Records provided:
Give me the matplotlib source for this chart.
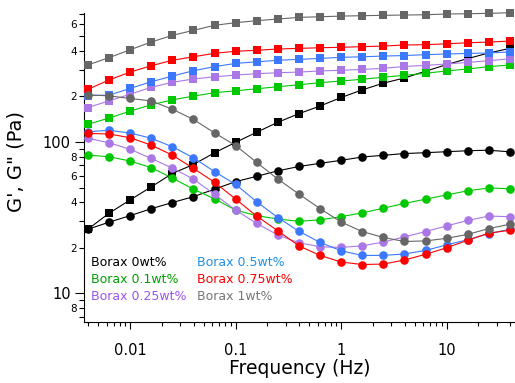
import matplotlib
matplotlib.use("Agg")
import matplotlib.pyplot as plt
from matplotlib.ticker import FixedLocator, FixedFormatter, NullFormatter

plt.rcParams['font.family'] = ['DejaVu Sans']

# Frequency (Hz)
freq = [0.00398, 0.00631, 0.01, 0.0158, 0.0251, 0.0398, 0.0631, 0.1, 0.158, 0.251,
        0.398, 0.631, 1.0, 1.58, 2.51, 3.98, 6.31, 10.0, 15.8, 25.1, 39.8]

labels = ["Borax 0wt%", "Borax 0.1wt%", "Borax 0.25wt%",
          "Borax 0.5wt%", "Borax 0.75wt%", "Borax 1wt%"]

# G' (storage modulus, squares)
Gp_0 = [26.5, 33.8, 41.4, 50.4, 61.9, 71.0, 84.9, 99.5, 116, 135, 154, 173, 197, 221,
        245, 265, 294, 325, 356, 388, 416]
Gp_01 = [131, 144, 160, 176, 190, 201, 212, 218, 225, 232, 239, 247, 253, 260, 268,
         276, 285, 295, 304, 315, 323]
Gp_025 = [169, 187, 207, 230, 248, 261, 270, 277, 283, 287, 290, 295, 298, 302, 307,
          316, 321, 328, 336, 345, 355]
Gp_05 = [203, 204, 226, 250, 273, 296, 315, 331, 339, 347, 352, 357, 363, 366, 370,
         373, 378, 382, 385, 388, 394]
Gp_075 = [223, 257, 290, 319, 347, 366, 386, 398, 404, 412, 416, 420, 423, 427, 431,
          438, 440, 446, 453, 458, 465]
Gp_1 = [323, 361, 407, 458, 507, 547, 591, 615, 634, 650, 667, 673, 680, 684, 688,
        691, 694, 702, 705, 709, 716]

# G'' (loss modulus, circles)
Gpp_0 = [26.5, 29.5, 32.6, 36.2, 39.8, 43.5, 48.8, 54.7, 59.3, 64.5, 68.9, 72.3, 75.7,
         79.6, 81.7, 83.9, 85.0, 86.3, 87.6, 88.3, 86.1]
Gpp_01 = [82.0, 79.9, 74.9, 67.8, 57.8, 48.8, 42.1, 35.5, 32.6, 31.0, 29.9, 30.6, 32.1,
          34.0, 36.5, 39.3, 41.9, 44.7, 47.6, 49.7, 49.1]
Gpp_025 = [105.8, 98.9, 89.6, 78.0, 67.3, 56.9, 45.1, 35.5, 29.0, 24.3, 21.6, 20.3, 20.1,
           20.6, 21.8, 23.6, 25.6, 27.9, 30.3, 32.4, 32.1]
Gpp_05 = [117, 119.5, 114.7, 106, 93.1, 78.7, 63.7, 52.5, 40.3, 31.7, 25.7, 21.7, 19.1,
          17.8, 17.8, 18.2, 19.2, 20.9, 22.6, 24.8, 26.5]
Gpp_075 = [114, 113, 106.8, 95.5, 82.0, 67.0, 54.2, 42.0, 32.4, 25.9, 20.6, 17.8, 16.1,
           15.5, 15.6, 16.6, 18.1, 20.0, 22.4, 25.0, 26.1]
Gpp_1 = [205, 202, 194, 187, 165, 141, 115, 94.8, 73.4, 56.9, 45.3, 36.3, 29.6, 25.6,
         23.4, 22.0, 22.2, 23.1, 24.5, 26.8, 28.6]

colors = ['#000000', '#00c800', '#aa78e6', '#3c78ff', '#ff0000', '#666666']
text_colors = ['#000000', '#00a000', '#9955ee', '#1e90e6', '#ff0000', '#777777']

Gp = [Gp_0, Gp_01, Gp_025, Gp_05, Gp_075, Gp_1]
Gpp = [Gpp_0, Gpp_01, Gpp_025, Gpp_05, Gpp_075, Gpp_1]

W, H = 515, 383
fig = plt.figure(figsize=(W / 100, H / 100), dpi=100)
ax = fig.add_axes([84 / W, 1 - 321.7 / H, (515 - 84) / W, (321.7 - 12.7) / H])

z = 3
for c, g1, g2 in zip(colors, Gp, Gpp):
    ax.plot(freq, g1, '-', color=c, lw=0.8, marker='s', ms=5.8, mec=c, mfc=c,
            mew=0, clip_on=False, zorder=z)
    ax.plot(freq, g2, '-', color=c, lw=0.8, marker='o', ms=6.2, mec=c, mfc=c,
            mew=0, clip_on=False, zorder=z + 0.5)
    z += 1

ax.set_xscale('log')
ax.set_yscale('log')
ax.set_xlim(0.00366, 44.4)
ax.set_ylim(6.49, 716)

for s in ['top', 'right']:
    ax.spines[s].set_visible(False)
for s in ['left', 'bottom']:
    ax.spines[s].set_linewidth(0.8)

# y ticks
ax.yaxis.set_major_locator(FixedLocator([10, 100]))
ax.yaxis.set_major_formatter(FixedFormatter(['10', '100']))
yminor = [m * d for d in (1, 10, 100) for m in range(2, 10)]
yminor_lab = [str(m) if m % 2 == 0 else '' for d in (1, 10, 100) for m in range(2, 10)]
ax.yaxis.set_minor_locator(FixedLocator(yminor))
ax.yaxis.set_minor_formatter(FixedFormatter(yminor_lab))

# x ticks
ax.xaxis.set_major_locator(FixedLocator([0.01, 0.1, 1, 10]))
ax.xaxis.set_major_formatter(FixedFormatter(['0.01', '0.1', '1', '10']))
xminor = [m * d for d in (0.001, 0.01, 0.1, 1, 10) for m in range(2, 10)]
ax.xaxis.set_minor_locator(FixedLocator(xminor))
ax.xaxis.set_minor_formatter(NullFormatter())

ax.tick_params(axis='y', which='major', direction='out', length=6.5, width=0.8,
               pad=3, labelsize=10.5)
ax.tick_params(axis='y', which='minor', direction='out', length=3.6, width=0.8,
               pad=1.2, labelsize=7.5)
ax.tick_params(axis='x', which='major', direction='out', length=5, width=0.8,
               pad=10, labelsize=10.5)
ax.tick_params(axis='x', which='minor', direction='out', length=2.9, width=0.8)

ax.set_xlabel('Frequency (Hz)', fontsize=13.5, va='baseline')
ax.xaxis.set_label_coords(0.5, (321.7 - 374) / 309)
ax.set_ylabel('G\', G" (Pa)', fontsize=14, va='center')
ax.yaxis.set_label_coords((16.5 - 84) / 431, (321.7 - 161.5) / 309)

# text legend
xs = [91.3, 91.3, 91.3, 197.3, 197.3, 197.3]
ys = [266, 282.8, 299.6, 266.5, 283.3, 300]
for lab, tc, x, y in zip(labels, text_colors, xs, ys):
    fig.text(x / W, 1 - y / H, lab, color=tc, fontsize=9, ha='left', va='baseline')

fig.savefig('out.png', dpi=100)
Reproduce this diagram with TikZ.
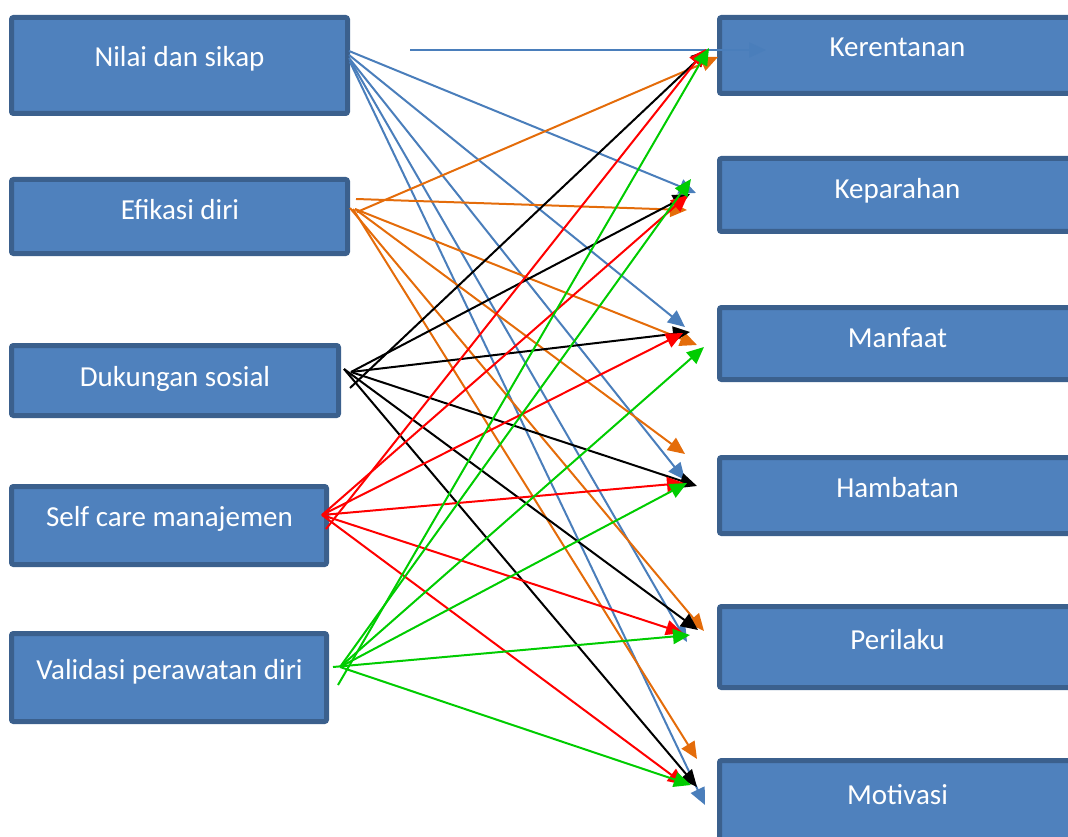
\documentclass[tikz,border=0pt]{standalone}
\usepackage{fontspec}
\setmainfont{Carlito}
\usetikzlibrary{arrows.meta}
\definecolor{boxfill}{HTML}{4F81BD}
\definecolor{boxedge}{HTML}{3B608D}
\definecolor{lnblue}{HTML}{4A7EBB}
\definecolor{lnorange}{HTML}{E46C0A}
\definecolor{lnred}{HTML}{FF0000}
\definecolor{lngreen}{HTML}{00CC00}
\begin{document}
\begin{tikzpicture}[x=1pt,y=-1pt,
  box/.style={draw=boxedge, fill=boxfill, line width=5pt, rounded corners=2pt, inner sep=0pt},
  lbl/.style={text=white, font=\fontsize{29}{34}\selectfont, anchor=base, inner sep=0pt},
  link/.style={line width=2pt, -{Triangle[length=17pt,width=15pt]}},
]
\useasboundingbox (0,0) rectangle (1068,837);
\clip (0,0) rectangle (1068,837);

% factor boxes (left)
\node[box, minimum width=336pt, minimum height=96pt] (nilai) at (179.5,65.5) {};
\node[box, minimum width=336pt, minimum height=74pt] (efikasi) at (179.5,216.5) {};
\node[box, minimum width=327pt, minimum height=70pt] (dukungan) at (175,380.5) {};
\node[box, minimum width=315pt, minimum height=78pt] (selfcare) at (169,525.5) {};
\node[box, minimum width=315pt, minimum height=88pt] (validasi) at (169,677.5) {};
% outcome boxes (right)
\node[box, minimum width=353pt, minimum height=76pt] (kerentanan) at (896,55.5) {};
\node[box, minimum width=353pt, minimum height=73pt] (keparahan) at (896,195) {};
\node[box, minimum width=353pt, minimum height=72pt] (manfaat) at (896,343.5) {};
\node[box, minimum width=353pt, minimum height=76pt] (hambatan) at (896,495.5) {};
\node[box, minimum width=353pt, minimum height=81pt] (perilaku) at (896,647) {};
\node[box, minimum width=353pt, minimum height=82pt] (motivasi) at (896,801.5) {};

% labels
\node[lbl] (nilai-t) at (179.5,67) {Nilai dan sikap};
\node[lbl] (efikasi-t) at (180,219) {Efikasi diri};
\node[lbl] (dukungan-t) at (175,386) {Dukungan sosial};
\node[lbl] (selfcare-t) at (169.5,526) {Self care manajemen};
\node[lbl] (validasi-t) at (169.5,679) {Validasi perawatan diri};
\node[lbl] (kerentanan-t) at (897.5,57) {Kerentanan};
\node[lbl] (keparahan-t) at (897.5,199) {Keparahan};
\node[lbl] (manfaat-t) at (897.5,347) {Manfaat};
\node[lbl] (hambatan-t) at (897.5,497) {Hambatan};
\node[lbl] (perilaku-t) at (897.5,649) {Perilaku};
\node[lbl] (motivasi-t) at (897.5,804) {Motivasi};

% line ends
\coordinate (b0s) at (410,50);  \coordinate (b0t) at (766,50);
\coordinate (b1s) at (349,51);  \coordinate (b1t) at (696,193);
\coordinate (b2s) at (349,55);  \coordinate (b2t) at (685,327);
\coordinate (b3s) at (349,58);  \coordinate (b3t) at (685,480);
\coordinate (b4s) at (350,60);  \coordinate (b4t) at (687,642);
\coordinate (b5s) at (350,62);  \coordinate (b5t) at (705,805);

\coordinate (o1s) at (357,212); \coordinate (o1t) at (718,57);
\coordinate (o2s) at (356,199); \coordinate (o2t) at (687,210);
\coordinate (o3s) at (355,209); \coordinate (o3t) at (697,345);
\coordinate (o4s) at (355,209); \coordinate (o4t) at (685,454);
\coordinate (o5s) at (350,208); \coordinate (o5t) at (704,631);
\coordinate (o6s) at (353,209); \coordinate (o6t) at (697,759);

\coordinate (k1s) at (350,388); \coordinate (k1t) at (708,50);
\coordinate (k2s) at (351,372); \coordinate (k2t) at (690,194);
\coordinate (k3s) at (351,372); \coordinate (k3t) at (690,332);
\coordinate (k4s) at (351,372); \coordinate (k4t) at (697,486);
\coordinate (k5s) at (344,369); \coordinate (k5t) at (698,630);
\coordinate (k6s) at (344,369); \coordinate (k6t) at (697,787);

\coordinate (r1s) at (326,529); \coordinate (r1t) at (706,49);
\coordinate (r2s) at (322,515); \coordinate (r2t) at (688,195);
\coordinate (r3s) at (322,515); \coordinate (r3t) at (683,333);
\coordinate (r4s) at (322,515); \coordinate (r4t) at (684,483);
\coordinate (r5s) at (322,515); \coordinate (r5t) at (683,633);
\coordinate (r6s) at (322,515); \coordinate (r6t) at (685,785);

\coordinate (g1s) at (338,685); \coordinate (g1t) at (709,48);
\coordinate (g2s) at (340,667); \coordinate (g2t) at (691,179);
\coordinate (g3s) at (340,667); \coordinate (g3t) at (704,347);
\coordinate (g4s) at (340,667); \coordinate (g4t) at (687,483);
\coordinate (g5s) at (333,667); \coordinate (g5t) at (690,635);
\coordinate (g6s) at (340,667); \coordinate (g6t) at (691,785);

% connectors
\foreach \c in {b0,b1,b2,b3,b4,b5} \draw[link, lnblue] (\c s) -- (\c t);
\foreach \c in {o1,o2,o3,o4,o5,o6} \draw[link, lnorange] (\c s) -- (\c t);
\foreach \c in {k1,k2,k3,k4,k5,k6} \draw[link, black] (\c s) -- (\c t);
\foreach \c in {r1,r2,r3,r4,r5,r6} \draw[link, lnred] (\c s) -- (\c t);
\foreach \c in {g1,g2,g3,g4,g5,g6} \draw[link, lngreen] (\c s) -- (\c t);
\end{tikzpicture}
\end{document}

Set exercise: Give back, unchanged, each line from the one containing "Reproduce this diagram with TikZ." through the one containing "width=353pt, minimum height=82pt]". Pictures are to be left out.

Reply to the task:
Reproduce this diagram with TikZ.
\documentclass[tikz,border=0pt]{standalone}
\usepackage{fontspec}
\setmainfont{Carlito}
\usetikzlibrary{arrows.meta}
\definecolor{boxfill}{HTML}{4F81BD}
\definecolor{boxedge}{HTML}{3B608D}
\definecolor{lnblue}{HTML}{4A7EBB}
\definecolor{lnorange}{HTML}{E46C0A}
\definecolor{lnred}{HTML}{FF0000}
\definecolor{lngreen}{HTML}{00CC00}
\begin{document}
\begin{tikzpicture}[x=1pt,y=-1pt,
  box/.style={draw=boxedge, fill=boxfill, line width=5pt, rounded corners=2pt, inner sep=0pt},
  lbl/.style={text=white, font=\fontsize{29}{34}\selectfont, anchor=base, inner sep=0pt},
  link/.style={line width=2pt, -{Triangle[length=17pt,width=15pt]}},
]
\useasboundingbox (0,0) rectangle (1068,837);
\clip (0,0) rectangle (1068,837);

% factor boxes (left)
\node[box, minimum width=336pt, minimum height=96pt] (nilai) at (179.5,65.5) {};
\node[box, minimum width=336pt, minimum height=74pt] (efikasi) at (179.5,216.5) {};
\node[box, minimum width=327pt, minimum height=70pt] (dukungan) at (175,380.5) {};
\node[box, minimum width=315pt, minimum height=78pt] (selfcare) at (169,525.5) {};
\node[box, minimum width=315pt, minimum height=88pt] (validasi) at (169,677.5) {};
% outcome boxes (right)
\node[box, minimum width=353pt, minimum height=76pt] (kerentanan) at (896,55.5) {};
\node[box, minimum width=353pt, minimum height=73pt] (keparahan) at (896,195) {};
\node[box, minimum width=353pt, minimum height=72pt] (manfaat) at (896,343.5) {};
\node[box, minimum width=353pt, minimum height=76pt] (hambatan) at (896,495.5) {};
\node[box, minimum width=353pt, minimum height=81pt] (perilaku) at (896,647) {};
\node[box, minimum width=353pt, minimum height=82pt] (motivasi) at (896,801.5) {};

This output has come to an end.